# New Title!!!!



## Andaka (Jun 29, 2003)

Jag finished his Masters Agility Jumpers title this weekend and got 2 more double Q's, bringing his total to 5 and 203 points.


----------



## osito23 (Feb 17, 2014)

Congrats!!


----------



## dogfaeries (Feb 22, 2010)

Yay!!! Congrats!


----------



## JakodaCD OA (May 14, 2000)

a big congrats !!!


----------



## katieliz (Mar 29, 2007)

Nice job!


----------



## Lilie (Feb 3, 2010)

Whoo Hooo! Major Congrats!


----------



## wolfstraum (May 2, 2003)

Congratulations!!!!!

Lee


----------



## wildo (Jul 27, 2006)

Way to go!


----------



## kelbonc (Aug 25, 2014)

Great accomplishment.
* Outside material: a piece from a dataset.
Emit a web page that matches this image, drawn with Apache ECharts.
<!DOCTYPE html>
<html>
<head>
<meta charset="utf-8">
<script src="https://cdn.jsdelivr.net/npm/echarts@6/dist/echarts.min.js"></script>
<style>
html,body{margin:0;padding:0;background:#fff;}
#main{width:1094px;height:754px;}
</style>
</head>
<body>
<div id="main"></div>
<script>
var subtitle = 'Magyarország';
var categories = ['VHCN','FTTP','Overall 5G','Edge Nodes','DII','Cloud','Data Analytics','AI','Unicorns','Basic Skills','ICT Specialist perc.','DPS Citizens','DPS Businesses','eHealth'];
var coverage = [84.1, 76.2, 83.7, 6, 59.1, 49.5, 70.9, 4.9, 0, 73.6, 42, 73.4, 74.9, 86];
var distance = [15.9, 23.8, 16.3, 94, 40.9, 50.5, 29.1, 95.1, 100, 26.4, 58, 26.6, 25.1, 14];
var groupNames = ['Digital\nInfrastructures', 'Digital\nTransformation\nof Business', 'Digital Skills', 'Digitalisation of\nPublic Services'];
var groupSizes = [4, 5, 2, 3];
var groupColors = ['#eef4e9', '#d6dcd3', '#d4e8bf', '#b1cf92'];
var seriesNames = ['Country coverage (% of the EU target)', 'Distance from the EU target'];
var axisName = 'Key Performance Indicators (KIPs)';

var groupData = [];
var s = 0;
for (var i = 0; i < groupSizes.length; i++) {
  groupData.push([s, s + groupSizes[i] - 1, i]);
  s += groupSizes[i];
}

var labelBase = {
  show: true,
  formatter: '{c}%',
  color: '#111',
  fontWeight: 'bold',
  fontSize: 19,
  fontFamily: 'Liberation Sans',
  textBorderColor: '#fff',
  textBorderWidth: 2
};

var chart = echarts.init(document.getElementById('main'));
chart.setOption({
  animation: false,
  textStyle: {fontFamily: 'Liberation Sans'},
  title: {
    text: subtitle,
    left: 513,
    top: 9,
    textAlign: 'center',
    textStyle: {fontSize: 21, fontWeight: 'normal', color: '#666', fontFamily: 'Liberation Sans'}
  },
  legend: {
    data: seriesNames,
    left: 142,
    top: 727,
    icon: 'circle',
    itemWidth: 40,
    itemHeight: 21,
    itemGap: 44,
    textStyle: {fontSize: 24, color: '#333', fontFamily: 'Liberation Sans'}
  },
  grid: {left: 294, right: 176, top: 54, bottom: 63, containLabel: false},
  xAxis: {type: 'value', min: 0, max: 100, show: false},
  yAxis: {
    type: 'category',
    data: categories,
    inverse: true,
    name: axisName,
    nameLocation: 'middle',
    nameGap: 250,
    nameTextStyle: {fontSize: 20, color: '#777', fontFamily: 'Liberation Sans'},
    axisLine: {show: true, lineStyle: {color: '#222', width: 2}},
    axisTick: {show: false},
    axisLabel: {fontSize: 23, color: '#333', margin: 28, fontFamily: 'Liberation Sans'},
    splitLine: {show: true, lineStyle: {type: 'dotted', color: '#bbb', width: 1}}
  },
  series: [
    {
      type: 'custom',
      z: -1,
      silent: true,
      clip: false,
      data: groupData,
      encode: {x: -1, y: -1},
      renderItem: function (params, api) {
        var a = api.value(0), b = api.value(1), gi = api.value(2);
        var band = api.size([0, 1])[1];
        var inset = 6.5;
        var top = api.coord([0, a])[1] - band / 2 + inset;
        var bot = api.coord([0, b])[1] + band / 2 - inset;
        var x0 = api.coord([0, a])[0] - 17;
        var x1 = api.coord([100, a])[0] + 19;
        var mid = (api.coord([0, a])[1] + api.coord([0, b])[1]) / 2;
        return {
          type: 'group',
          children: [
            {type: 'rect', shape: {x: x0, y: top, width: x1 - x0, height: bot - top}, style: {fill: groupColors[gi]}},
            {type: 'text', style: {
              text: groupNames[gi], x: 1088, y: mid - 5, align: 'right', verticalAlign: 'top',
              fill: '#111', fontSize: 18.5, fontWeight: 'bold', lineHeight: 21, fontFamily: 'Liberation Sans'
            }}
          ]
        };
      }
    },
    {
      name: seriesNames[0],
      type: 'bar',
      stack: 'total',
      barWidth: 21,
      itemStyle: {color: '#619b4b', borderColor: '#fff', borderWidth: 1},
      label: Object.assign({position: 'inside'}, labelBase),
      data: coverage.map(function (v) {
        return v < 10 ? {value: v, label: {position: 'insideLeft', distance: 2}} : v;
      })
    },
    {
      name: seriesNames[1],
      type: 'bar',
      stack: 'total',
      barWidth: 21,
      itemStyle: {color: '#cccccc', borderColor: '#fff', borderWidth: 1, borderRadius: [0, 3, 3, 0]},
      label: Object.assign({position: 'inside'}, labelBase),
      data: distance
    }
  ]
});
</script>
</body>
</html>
Congrats!!


----------



## car2ner (Apr 9, 2014)

congrats! the both of you.


----------



## Castlemaid (Jun 29, 2006)

Congrats!!! What a successful week-end!


----------



## MaggieRoseLee (Aug 17, 2001)

Andaka said:


> Jag finished his Masters Agility Jumpers title this weekend and got 2 more double Q's, bringing his total to 5 and 203 points.


Wow, you are doing so well! Congrats! :happyboogie:


----------



## carmspack (Feb 2, 2011)

beautiful!!!


----------



## Alice13 (Feb 21, 2014)

Congratulations!!!


----------